Yesterday’s newsletter addressed the complex situation unfolding in Syria, and the conflicting reports about it. Hussein Aboubakr Mansour has a thoughtful explanation of what has happened, and how it has been misunderstood:
According to reports, the recent wave of violence was not a broad-based jihadist uprising against all [religious] minorities but a targeted, context-specific assault on the Alawite community along the Syrian coast. In one district alone, local sources reported that over 60 Alawite civilians were executed in a single night, contributing to an overall toll of more than a thousand dead in just a few days. It was a sweeping wave of violence and revenge killings in the Alawite strongholds like Latakia and Tartus. These grim numbers expose a carefully orchestrated massacre—an event that ignited an already volatile powder keg of sectarian resentment.

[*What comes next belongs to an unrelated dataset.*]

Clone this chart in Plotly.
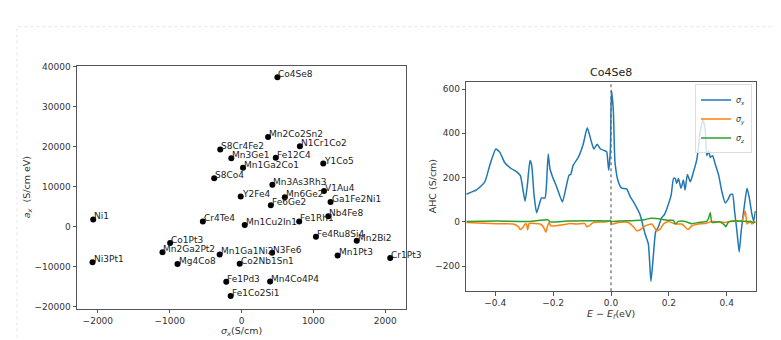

But also, this latest bloodshed is a continuation of decades of civil war, internal power struggles, [and] deep-seated anti-Alawite grievances as much as it is an outcome of external influences and jihadist mass murderers. . . . The Iranians very well could be the instigators behind these events due to the stakes their axis has in Syria.
Israel has substantial reasons for apprehension, not least because of the recent massacres perpetrated by Gaza-based jihadists—who, in certain historical contexts, have been considered even more moderate than the current strain of jihad from which HTS, [the group now ruling Syria], emerges. Israel’s worst fear is the replacement of Shiite jihad with a more unpredictable Sunni jihad on its northern border or the emergence of an Islamist, pro-Turkish Syria. Such scenarios, arguably among the worst imaginable, have informed Israeli strategic decisions, including airstrikes aimed at eliminating Syrian military capabilities after Assad’s fall.
Ron Ben-Yishai, meanwhile, provides a more detailed examination of Israel’s actions. The bottom line:
Israel is observing from the sidelines, enforcing its policies primarily through its air force, and is transparent about its preference for Syria to become a federation. While Israel has no intention of occupying the country, Benjamin Netanyahu and Defense Minister Israel Katz aim to shape a new demilitarized reality south of Damascus near Israel’s border.